I read Joan Didion’s The Year of Magical Thinking 20 years ago. I have never forgotten it and I want to start with a quote from what is a superb book about grief.
I began. I cleared a shelf on which John had stacked sweatshirts, T-shirts, the clothes he wore when we walked in Central Park in the early morning. We walked every morning. We did not always walk together because we liked different routes but we would keep the other’s route in mind and intersect before we left the park. The clothes on this shelf were as familiar to me as my own. I closed my mind to this. I set aside certain things (a faded sweatshirt I particularly remembered him wearing, a Canyon Ranch T-shirt Quintana had brought him from Arizona), but I put most of what was on this shelf into bags and took the bags across the street to St. James’ Episcopal Church. Emboldened, I opened a closet and filled more bags: New Balance sneakers, all-weather shoes, Brooks Brothers shorts, bag after bag of socks. I took the bags to St. James’. One day a few weeks later I gathered up more bags and took them to John’s office, where he had kept his clothes. I was not yet prepared to address the suits and shirts and jackets but I thought I could handle what remained of the shoes, a start.
I stopped at the door to the room.
I could not give away the rest of his shoes.
I stood there for a moment, then realized why: he would need shoes if he was to return.
The recognition of this thought by no means eradicated the thought.
I have still not tried to determine (say, by giving away the shoes) if the thought has lost its power.
There was once a woman who suddenly lost her husband, and he had had some large responsibilities at his job that put the family into a spotlight. Because her family had caught the imagination of the world she knew her reaction to the tragedy would be amplified so she shut her life down from public scrutiny and moved her family out of the public eye.
She and her family were not perfect. But she realized the tragedy of her loss and said: “So, now, he is a legend when he would have preferred to be a man.”
There was once another widow who suddenly lost her husband, and he was unknown apart from a distinct circle of followers. When he died she decided to try to turn him from a man into a legend. She was hampered by a few things: neither of them had ever done anything of note, anything selfless, anything inspiring. All they had was a pulsing hatred of anyone that didn’t want to worship them.

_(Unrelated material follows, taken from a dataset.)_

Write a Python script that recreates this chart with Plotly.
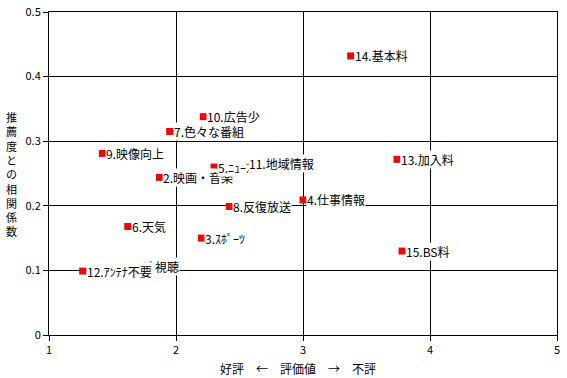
import plotly.graph_objects as go

# ---- data ----
labels = ["1.ﾋﾞ視聴", "2.映画・音楽", "3.ｽﾎﾟｰﾂ", "4.仕事情報", "5.ﾆｭｰｽ",
          "6.天気", "7.色々な番組", "8.反復放送", "9.映像向上", "10.広告少",
          "11.地域情報", "12.ｱﾝﾃﾅ不要", "13.加入料", "14.基本料", "15.BS料"]
eval_vals = [1.63, 1.87, 2.20, 3.00, 2.30, 1.62, 1.95, 2.42, 1.42, 2.215,
             2.54, 1.265, 3.74, 3.375, 3.78]
corr_vals = [0.106, 0.244, 0.150, 0.209, 0.260, 0.168, 0.315, 0.199, 0.281, 0.338,
             0.265, 0.099, 0.272, 0.432, 0.130]
x_ticks = [1, 2, 3, 4, 5]
y_ticks = [0, 0.1, 0.2, 0.3, 0.4, 0.5]
y_tick_text = ["0", "0.1", "0.2", "0.3", "0.4", "0.5"]
x_title = "好評　←　評価値　→　不評"
y_title = "推薦度との相関係数"

FONT = "Noto Sans CJK JP"
L, R, T, B = 49, 10, 12, 43
W, H = 567, 378
plot_h = H - T - B

fig = go.Figure()
fig.add_trace(go.Scatter(
    x=eval_vals, y=corr_vals, mode="markers",
    marker=dict(symbol="square", size=7, color="#ff0000", line=dict(width=0)),
    hoverinfo="text", text=labels, showlegend=False,
))

annotations = []
for lab, xv, yv in zip(labels, eval_vals, corr_vals):
    annotations.append(dict(
        x=xv, y=yv, xref="x", yref="y", text=lab, showarrow=False,
        xanchor="left", yanchor="middle", xshift=3,
        bgcolor="white", borderpad=0,
        font=dict(family=FONT, size=12, color="black"),
    ))

# vertical stacked y-axis title
annotations.append(dict(
    x=0, y=(335 - 173.5) / plot_h, xref="paper", yref="paper",
    text="<br>".join(y_title), showarrow=False,
    xanchor="center", yanchor="middle", xshift=-38,
    font=dict(family=FONT, size=11, color="black"),
))
# x-axis title
annotations.append(dict(
    x=0.5, y=(335 - 369) / plot_h, xref="paper", yref="paper",
    text=x_title, showarrow=False, xanchor="center", yanchor="middle", xshift=-5,
    font=dict(family=FONT, size=12, color="black"),
))

axis_common = dict(
    showgrid=True, gridcolor="black", gridwidth=1,
    showline=True, linecolor="black", linewidth=1, mirror=True,
    zeroline=False, ticks="outside", ticklen=5, tickcolor="black", tickwidth=1,
    tickfont=dict(family=FONT, size=11, color="black"),
    automargin=False, ticklabeloverflow="allow",
)

fig.update_layout(
    width=W, height=H,
    margin=dict(l=L, r=R, t=T, b=B, autoexpand=False),
    paper_bgcolor="white", plot_bgcolor="white",
    xaxis=dict(range=[1, 5], tickmode="array", tickvals=x_ticks,
               ticktext=[str(v) for v in x_ticks], **axis_common),
    yaxis=dict(range=[0, 0.5], tickmode="array", tickvals=y_ticks,
               ticktext=y_tick_text, **axis_common),
    annotations=annotations,
)

fig.write_html("out.html", config={"displayModeBar": False},
               post_script="document.body.style.margin='0px';")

So that’s what the second widow marketed: that she was even better hater than her spouse. She took her private grief and poured it as an accelerant on her hate so it would be extra sparkly. There were lots of fireworks and hair extensions and sequins. She began endorsing people who might not hate as strongly as she did, but who could persuade voters and donors that they sincerely believed the same ideas they openly hated just a few years ago.
The second widow fed off the anger of her supporters who believed that she deserved the status of the first widow even though neither she nor her husband had sacrificed anything, and neither was known outside of their weirdo subculture of a larger weirdo subculture. But shared anger can be a strong binder. And goodness knows there’s a lot of money to be made off of it. And you can only pimp a corpse for so long.